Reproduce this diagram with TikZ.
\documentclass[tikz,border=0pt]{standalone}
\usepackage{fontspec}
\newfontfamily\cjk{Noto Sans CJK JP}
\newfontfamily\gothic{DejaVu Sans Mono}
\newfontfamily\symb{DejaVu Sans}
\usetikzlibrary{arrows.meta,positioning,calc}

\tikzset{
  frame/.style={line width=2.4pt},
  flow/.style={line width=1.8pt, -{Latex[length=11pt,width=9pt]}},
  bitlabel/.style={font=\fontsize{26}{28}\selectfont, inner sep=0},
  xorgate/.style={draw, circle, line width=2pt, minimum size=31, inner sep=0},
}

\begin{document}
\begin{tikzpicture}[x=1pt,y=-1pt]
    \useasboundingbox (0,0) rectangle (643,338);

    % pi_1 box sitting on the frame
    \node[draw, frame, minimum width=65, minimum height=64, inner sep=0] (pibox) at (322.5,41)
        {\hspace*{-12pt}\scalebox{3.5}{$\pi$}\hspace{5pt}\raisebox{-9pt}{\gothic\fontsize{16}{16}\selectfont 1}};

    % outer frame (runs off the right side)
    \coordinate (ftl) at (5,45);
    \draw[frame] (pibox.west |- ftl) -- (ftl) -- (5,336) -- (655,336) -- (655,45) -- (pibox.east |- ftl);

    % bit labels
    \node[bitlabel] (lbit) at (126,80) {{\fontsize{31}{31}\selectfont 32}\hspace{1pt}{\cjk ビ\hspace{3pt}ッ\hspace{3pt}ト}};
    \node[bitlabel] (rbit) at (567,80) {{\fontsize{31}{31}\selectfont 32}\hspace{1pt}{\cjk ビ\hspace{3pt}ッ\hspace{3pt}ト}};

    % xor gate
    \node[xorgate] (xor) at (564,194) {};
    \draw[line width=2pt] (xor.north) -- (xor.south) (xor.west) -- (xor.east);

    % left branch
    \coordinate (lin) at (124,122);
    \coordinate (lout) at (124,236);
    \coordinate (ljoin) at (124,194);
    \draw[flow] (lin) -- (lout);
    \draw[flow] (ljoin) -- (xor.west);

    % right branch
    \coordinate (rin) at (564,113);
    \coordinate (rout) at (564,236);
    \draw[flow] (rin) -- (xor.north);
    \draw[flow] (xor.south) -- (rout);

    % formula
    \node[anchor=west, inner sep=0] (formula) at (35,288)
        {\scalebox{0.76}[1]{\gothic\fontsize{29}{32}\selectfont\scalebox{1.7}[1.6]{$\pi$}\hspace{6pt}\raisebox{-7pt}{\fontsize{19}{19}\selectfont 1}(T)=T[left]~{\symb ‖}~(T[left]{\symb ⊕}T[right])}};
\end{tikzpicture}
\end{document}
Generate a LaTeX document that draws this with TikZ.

• • • •

Stated task
All of the material above needs to be retyped word for word.

Exercise answer
Reproduce this diagram with TikZ.
\documentclass[tikz,border=0pt]{standalone}
\usepackage{fontspec}
\newfontfamily\cjk{Noto Sans CJK JP}
\newfontfamily\gothic{DejaVu Sans Mono}
\newfontfamily\symb{DejaVu Sans}
\usetikzlibrary{arrows.meta,positioning,calc}

\tikzset{
  frame/.style={line width=2.4pt},
  flow/.style={line width=1.8pt, -{Latex[length=11pt,width=9pt]}},
  bitlabel/.style={font=\fontsize{26}{28}\selectfont, inner sep=0},
  xorgate/.style={draw, circle, line width=2pt, minimum size=31, inner sep=0},
}

\begin{document}
\begin{tikzpicture}[x=1pt,y=-1pt]
    \useasboundingbox (0,0) rectangle (643,338);

    % pi_1 box sitting on the frame
    \node[draw, frame, minimum width=65, minimum height=64, inner sep=0] (pibox) at (322.5,41)
        {\hspace*{-12pt}\scalebox{3.5}{$\pi$}\hspace{5pt}\raisebox{-9pt}{\gothic\fontsize{16}{16}\selectfont 1}};

    % outer frame (runs off the right side)
    \coordinate (ftl) at (5,45);
    \draw[frame] (pibox.west |- ftl) -- (ftl) -- (5,336) -- (655,336) -- (655,45) -- (pibox.east |- ftl);

    % bit labels
    \node[bitlabel] (lbit) at (126,80) {{\fontsize{31}{31}\selectfont 32}\hspace{1pt}{\cjk ビ\hspace{3pt}ッ\hspace{3pt}ト}};
    \node[bitlabel] (rbit) at (567,80) {{\fontsize{31}{31}\selectfont 32}\hspace{1pt}{\cjk ビ\hspace{3pt}ッ\hspace{3pt}ト}};

    % xor gate
    \node[xorgate] (xor) at (564,194) {};
    \draw[line width=2pt] (xor.north) -- (xor.south) (xor.west) -- (xor.east);

    % left branch
    \coordinate (lin) at (124,122);
    \coordinate (lout) at (124,236);
    \coordinate (ljoin) at (124,194);
    \draw[flow] (lin) -- (lout);
    \draw[flow] (ljoin) -- (xor.west);

    % right branch
    \coordinate (rin) at (564,113);
    \coordinate (rout) at (564,236);
    \draw[flow] (rin) -- (xor.north);
    \draw[flow] (xor.south) -- (rout);

    % formula
    \node[anchor=west, inner sep=0] (formula) at (35,288)
        {\scalebox{0.76}[1]{\gothic\fontsize{29}{32}\selectfont\scalebox{1.7}[1.6]{$\pi$}\hspace{6pt}\raisebox{-7pt}{\fontsize{19}{19}\selectfont 1}(T)=T[left]~{\symb ‖}~(T[left]{\symb ⊕}T[right])}};
\end{tikzpicture}
\end{document}
Generate a LaTeX document that draws this with TikZ.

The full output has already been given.